DOI: http://dx.doi.org/10.18203/2320-1770.ijrcog20201487

A study of microbiological analysis and its sensitivity pattern of postoperative wound infections in obstetrics and gynecology department: retrospective study in tertiary institute in Mangalore, Karnataka, India

Pramodha Mallik Shagun, Chaitra S.

Abstract


Background: Infections acquired in hospitals are classified as nosocomial infections. Most of these infections are related to surgery, usually at the post-operative wound site. It is also termed Surgical Site Infection (SSI). Staphylococcus aureus is the documented most common organism that infect surgical wounds. This study was focused on identifying the most common microorganism documented in post-operative wound sepsis in abdomen hysterectomy surgery of obstetrics and gynaecology in a tertiary hospital in Mangalore. The aim of this study was to identify postoperative infection and to determine their current antimicrobial resistance to commonly prescribed drugs.

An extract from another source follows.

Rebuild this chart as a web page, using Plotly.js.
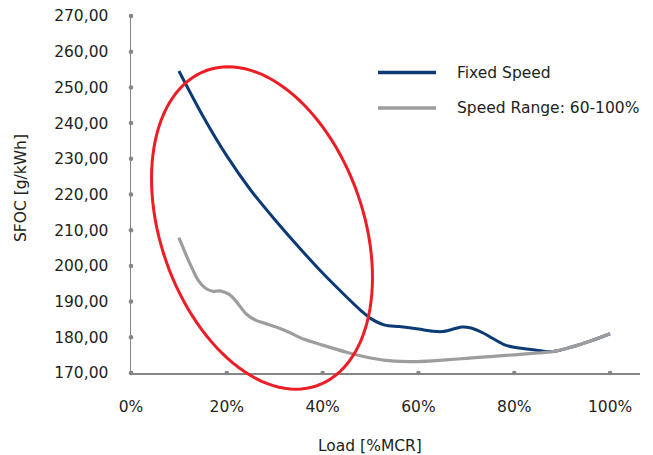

Methods: Materials and Methods: This retrospective research was carried out in tertiary hospital with a sample size of 90 wound samples, whose records span from Jan 2014-Jan 2018.  The study involved obtaining records of subjects with cases of contamination and isolation of organisms that frequently infect post-operative wound site in abdomen hysterectomy surgery.

Results: A total of 79 bacterial isolates were obtained from 95 wound culture samples. In 41 cases, the isolated culture were mono microbial, 39 cultures were polymicrobial whereas no growth was obtained in 15 cases. The results showed that Staphylococcus Aureus was the most frequently isolated organism (48.1%), followed by Pseudomonas aeruginosa (18.98%) and E. coli (17.72%).

Conclusions: The study is therefore important in identifying those at risk of post-operative wound sepsis and the probable causative organisms. This will be useful in the choice of prophylactic antibiotics for treatment of high-risk patients, thereby setting up an empirical antibiogram for use.